= Mass-flux fraction =

Ratio of mass-flux of chemical species to total mass flux

The mass-flux fraction (or Hirschfelder-Curtiss variable or Kármán-Penner variable) is the ratio of mass-flux of a particular chemical species to the total mass flux of a gaseous mixture. It includes both the convectional mass flux and the diffusional mass flux.
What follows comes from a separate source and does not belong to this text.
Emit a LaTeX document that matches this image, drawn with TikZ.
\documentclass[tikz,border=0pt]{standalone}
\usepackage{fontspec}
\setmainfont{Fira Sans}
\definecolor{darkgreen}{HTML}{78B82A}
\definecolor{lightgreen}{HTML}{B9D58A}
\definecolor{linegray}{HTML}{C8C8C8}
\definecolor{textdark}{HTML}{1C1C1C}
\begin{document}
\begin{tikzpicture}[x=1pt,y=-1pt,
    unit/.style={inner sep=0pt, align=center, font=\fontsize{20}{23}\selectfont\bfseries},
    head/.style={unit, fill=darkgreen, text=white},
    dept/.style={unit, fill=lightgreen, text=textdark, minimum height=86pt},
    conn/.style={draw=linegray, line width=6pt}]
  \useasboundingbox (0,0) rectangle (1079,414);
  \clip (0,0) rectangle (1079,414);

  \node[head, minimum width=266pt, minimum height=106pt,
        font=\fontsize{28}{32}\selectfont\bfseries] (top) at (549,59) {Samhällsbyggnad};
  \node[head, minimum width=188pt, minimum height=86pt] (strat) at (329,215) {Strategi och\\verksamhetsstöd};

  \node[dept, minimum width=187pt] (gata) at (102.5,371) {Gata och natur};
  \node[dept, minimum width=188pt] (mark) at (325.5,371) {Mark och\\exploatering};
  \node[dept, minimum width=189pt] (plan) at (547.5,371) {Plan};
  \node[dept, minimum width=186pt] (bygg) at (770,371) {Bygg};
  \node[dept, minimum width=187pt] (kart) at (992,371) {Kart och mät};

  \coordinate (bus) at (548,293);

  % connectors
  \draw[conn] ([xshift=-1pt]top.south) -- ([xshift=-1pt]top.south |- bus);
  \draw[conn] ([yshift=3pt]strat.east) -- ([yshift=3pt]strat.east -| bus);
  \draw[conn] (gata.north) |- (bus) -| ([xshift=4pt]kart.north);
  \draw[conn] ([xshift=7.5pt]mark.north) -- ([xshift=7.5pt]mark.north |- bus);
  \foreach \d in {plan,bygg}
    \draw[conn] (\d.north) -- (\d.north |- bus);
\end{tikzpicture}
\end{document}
It was introduced by Joseph O. Hirschfelder and Charles F. Curtiss in 1948 and later by Theodore von Kármán and Sol Penner in 1954. The mass-flux fraction of a species i is defined as

$\epsilon_i = \frac{\rho_i (v+ V_i)}{\rho v} = Y_i\left(1+\frac{V_i}{v}\right)$

where
- $Y_i=\rho_i/\rho$ is the mass fraction
- $v$ is the mass average velocity of the gaseous mixture
- $V_i$ is the average velocity with which the species i diffuse relative to $v$
- $\rho_i$ is the density of species i
- $\rho$ is the gas density.

It satisfies the identity

$\sum_i \epsilon_i =1$,

similar to the mass fraction, but the mass-flux fraction can take both positive and negative values. This variable is used in steady, one-dimensional combustion problems in place of the mass fraction. For one-dimensional ($x$ direction) steady flows, the conservation equation for the mass-flux fraction reduces to

$\frac{d\epsilon_i}{dx} = \frac{w_i}{\rho v}$,

where $w_i$ is the mass production rate of species i.